The results showed that the Faster R-CNN-S101 model of recall, AP, and mAP were significantly higher than other models. The Faster R-CNN-S101 model was better than other models in small-sized safflower filaments detection, with the performance of excellent comprehensive detection performance.”.

8. Authors are invited to join the algorithmic study.

Response: Thanks for the invite. We are also keen to work with you on algorithmic study.

9. Please write the main suggestions at the end of conclusion section.
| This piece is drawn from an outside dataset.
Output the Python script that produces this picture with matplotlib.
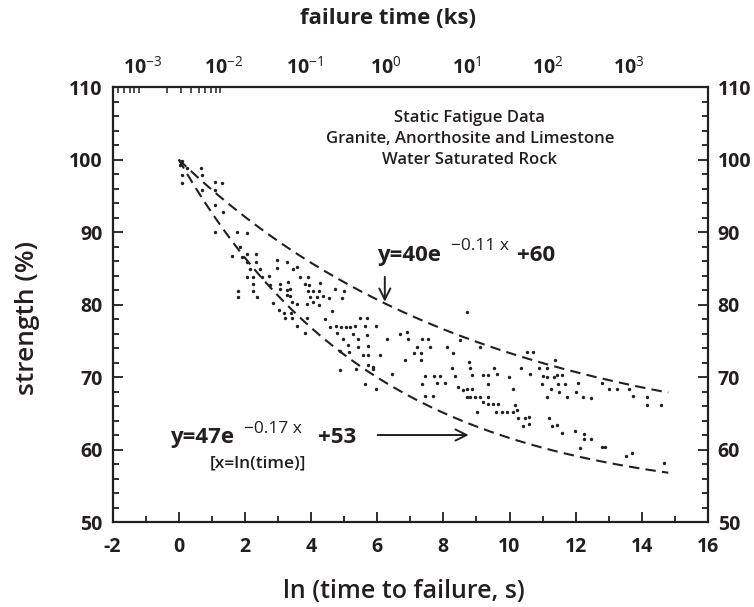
import numpy as np
import matplotlib
matplotlib.use("Agg")
import matplotlib.pyplot as plt
from matplotlib.ticker import FixedLocator, MultipleLocator, FuncFormatter, NullFormatter

plt.rcParams['font.family'] = ['Open Sans', 'DejaVu Sans']
plt.rcParams['mathtext.fontset'] = 'custom'
plt.rcParams['mathtext.rm'] = 'Open Sans'
plt.rcParams['mathtext.bf'] = 'Open Sans:bold'
plt.rcParams['mathtext.it'] = 'Open Sans:italic'
plt.rcParams['lines.scale_dashes'] = False

INK = '#231f20'

# Static fatigue measurements: x = ln(time to failure in s), strength in % of short-term strength
ln_time = [
    0.09, 0.04, 0.26, 0.66, 0.09, 0.69, 0.09, 1.10, 1.30, 0.69, 1.10, 1.10, 1.35, 1.10,
    1.75, 2.05, 1.85, 1.60, 1.90, 2.07, 2.34, 2.34, 2.96, 3.26, 2.15, 2.46, 2.96, 2.05,
    2.25, 2.51, 2.74, 2.25, 3.06, 3.31, 1.80, 2.25, 3.06, 3.26, 1.80, 2.36, 3.26, 2.05,
    2.75,
    3.58, 3.44, 3.67, 3.92, 3.82, 3.95, 4.27, 3.36, 3.92, 4.07, 4.25, 4.72, 5.00, 3.36,
    3.97, 4.17, 4.37, 4.55, 2.84, 3.41, 3.58, 3.89, 4.07, 4.25, 3.04, 4.62, 3.18, 3.38,
    3.21, 3.41, 3.89, 4.42, 3.57, 4.57, 4.75, 4.90, 5.06, 3.82, 4.77, 4.96, 5.13, 4.87,
    4.93, 5.18, 5.33, 5.48, 5.68, 5.63, 5.96, 5.28, 5.70, 6.69, 6.89, 5.43, 6.29, 6.94,
    7.34, 7.54, 5.43, 5.73, 7.19, 7.60, 8.10, 4.87, 5.16, 5.58, 5.73, 6.08, 7.11, 7.31,
    8.30, 6.84, 7.31, 5.73, 5.88, 5.36, 5.88, 8.25, 6.44, 7.44, 7.72, 7.90, 8.35, 5.63,
    7.34, 7.80, 8.05, 5.96, 8.45, 7.44, 7.69,
    8.70, 8.50, 9.11, 8.78, 10.52, 10.70, 11.37, 8.80, 9.53, 10.34, 10.90, 11.12, 8.86,
    9.19, 9.36, 9.61, 9.99, 10.62, 11.00, 11.14, 11.34, 11.44, 11.58, 9.36, 10.97, 11.47,
    11.68, 12.08, 8.58, 8.72, 8.86, 10.09, 11.24, 11.50, 8.70, 8.80, 8.96, 9.11, 9.36,
    11.12, 11.73, 9.19, 9.36, 9.51, 9.66, 10.16, 9.02, 9.59, 9.76, 9.93, 10.09, 10.22,
    10.26, 10.47, 10.60, 11.20, 10.40, 10.60, 11.27, 11.43, 11.58, 11.98,
    12.79, 12.01, 12.21, 12.45, 13.01, 13.26, 13.62, 13.74, 14.16, 14.16, 14.57, 12.25,
    12.25, 12.45, 12.13, 12.79, 12.88, 13.52, 13.69, 14.68,
]
strength = [
    99.8, 99.2, 98.9, 98.9, 97.9, 97.9, 96.7, 96.9, 96.7, 95.8, 95.8, 93.7, 92.8, 90.0,
    90.0, 89.8, 88.0, 86.7, 86.6, 87.0, 87.0, 85.9, 86.1, 85.8, 84.9, 84.9, 85.0, 83.8,
    83.8, 83.8, 83.9, 82.9, 82.9, 83.1, 81.8, 81.8, 82.2, 82.0, 81.1, 81.1, 81.3, 85.9,
    82.7,
    85.2, 84.9, 83.8, 83.8, 82.8, 82.7, 83.0, 82.1, 81.9, 81.9, 81.9, 82.1, 81.9, 81.2,
    81.1, 81.1, 81.2, 80.9, 80.2, 80.3, 80.1, 80.1, 80.3, 79.9, 79.3, 79.1, 78.9, 78.8,
    78.1, 78.1, 78.1, 78.0, 77.0, 76.9, 77.0, 76.9, 76.9, 76.1, 76.1, 75.2, 74.4, 71.0,
    80.9, 76.9, 77.0, 78.1, 78.1, 77.0, 77.0, 76.0, 75.8, 76.0, 76.2, 75.2, 75.2, 75.2,
    75.2, 75.2, 74.1, 74.3, 74.1, 74.1, 74.1, 73.6, 73.5, 73.0, 73.0, 73.0, 73.3, 73.3,
    73.3, 72.3, 72.3, 71.7, 71.4, 71.1, 71.1, 71.3, 70.4, 70.1, 70.1, 70.1, 70.1, 69.1,
    69.0, 69.2, 69.2, 68.4, 68.6, 67.4, 67.4,
    79.0, 75.1, 74.2, 72.1, 73.4, 73.4, 72.3, 71.3, 71.3, 71.2, 71.2, 71.2, 70.3,
    70.3, 70.3, 70.4, 70.0, 70.4, 70.1, 70.0, 70.0, 70.3, 70.3, 69.1, 69.1, 69.0,
    69.0, 69.2, 68.2, 68.3, 68.3, 68.3, 68.4, 68.0, 67.2, 67.3, 67.2, 67.2, 67.2,
    67.2, 67.2, 66.5, 66.3, 66.3, 66.3, 66.1, 65.2, 65.2, 65.2, 65.2, 65.2, 65.4,
    64.3, 64.4, 64.5, 64.4, 63.2, 63.5, 63.2, 63.4, 62.3, 62.5,
    69.2, 68.0, 67.2, 67.1, 68.3, 68.3, 68.4, 67.4, 67.2, 66.1, 66.1, 62.2,
    61.5, 61.4, 60.2, 60.3, 60.4, 59.1, 59.5, 58.2,
]

# Fitted bounds: y = A * exp(-k x) + C
upper_fit = dict(A=40, k=0.11, C=60)
lower_fit = dict(A=47, k=0.17, C=53)
fit_x_range = (0.0, 14.8)

# Failure-time scale on the top axis (decades of ks)
top_exponents = [-3, -2, -1, 0, 1, 2, 3]
decade_origin = -1.1   # position of 10^-3 ks on the ln axis
decade_width = 2.45

fig = plt.figure(figsize=(7.54, 6.07), dpi=100)
ax = fig.add_axes([0.1493, 0.1400, 0.7897, 0.7166])

ax.scatter(ln_time, strength, s=6, color=INK, linewidths=0, zorder=3)

xf = np.linspace(*fit_x_range, 200)
for fit in (upper_fit, lower_fit):
    yf = fit['A'] * np.exp(-fit['k'] * xf) + fit['C']
    ax.plot(xf, yf, color=INK, lw=1.5, dashes=(7.5, 4.5), zorder=2)

ax.set_xlim(-2, 16)
ax.set_ylim(50, 110)

ax.xaxis.set_major_locator(MultipleLocator(2))
ax.xaxis.set_minor_locator(MultipleLocator(1))
ax.yaxis.set_major_locator(MultipleLocator(10))
ax.yaxis.set_minor_locator(MultipleLocator(2))
ax.tick_params(axis='x', which='both', direction='in', top=False, bottom=True,
               colors=INK, width=1.3)
ax.tick_params(axis='x', which='major', length=7, pad=11, labelsize=14)
ax.tick_params(axis='x', which='minor', length=4.5)
ax.tick_params(axis='y', which='both', direction='in', left=True, right=True,
               labelleft=True, labelright=True, colors=INK, width=1.3)
ax.tick_params(axis='y', which='major', length=7, pad=7, labelsize=14)
ax.tick_params(axis='y', which='minor', length=4.5)
for lab in ax.get_xticklabels() + ax.get_yticklabels():
    lab.set_fontweight('bold')
ax.xaxis.set_major_formatter(FuncFormatter(lambda v, p: f'{v:.0f}'))
for sp in ax.spines.values():
    sp.set_linewidth(1.6)
    sp.set_color(INK)


def to_ks(x):
    return 10.0 ** ((np.asarray(x) - decade_origin) / decade_width - 3)


def from_ks(t):
    t = np.clip(np.asarray(t, dtype=float), 1e-30, None)
    return decade_origin + decade_width * (np.log10(t) + 3)


top = ax.secondary_xaxis('top', functions=(to_ks, from_ks))
top.xaxis.set_major_locator(FixedLocator([10.0 ** e for e in top_exponents]))
top.xaxis.set_major_formatter(FuncFormatter(
    lambda v, p: r'$\mathbf{10}^{\mathrm{%d}}$' % int(round(np.log10(v)))))
minor_marks = [m * 10.0 ** d for d in (-4, -3) for m in range(2, 10)] + [1e-3, 1e-2]
top.xaxis.set_minor_locator(FixedLocator(minor_marks))
top.xaxis.set_minor_formatter(NullFormatter())
top.tick_params(axis='x', which='major', length=0, pad=7, labelsize=14, colors=INK)
top.tick_params(axis='x', which='minor', direction='in', length=4.5, width=1.1, colors=INK)
top.spines['top'].set_visible(False)

# Axis titles
fig.text(388 / 754, 1 - 18 / 607, 'failure time (ks)', ha='center', va='center',
         fontsize=16, fontweight='bold', color=INK)
fig.text(404 / 754, 1 - 591 / 607, 'ln (time to failure, s)', ha='center', va='center',
         fontsize=18, fontweight='semibold', color=INK)
fig.text(28 / 754, 1 - 318 / 607, 'strength (%)', ha='center', va='center',
         rotation=90, fontsize=19, fontweight='semibold', color=INK)

ax.text(8.80, 102.8, 'Static Fatigue Data\nGranite, Anorthosite and Limestone\nWater Saturated Rock',
        ha='center', va='center', fontsize=12, fontweight='semibold', color=INK,
        linespacing=1.42)

# Fit equations: main text, raised exponent, constant term
eq_style = dict(fontsize=16, fontweight='bold', color=INK, va='center', ha='left')
sup_style = dict(fontsize=12.5, color=INK, va='center', ha='left')

ax.text(5.99, 86.8, 'y=40e', **eq_style)
ax.text(8.22, 88.1, '\u22120.11 x', **sup_style)
ax.text(10.22, 86.8, '+60', **eq_style)
ax.annotate('', xy=(6.23, 80.0), xytext=(6.23, 84.2),
            arrowprops=dict(arrowstyle='->', color=INK, lw=1.4, mutation_scale=20))

ax.text(-0.27, 61.6, 'y=47e', **eq_style)
ax.text(1.96, 62.9, '\u22120.17 x', **sup_style)
ax.text(4.20, 61.6, '+53', **eq_style)
ax.annotate('', xy=(8.85, 62.0), xytext=(5.93, 62.0),
            arrowprops=dict(arrowstyle='->', color=INK, lw=1.4, mutation_scale=20))
ax.text(0.94, 58.1, '[x=ln(time)]', ha='left', va='center',
        fontsize=12.5, fontweight='semibold', color=INK)

fig.savefig('out.png', dpi=100)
Response: Thanks for your kind reminders. The key recommendations have been added at the end of the conclusions. Revise and mark in red in 6 Conclusions and future work as follows: ”In the next step of the study, more types of safflower images will be further collected to increase the diversity of the dataset. Meanwhile, the Faster R-CNN model will be improved and optimized according to the detection tasks in other scenes, leading to the expansion of the Faster R-CNN-S101 model. In addition, there is a gap between the Faster R-CNN-S101 model and the one-stage object detection model in terms of detection speed. The above issues will continue to be researched and explored in the following research work.”.

Author Response File: Author Response.docx

Round 2

Reviewer 2 Report

The authors have made a great effort to improve the paper and now the work can be accepted.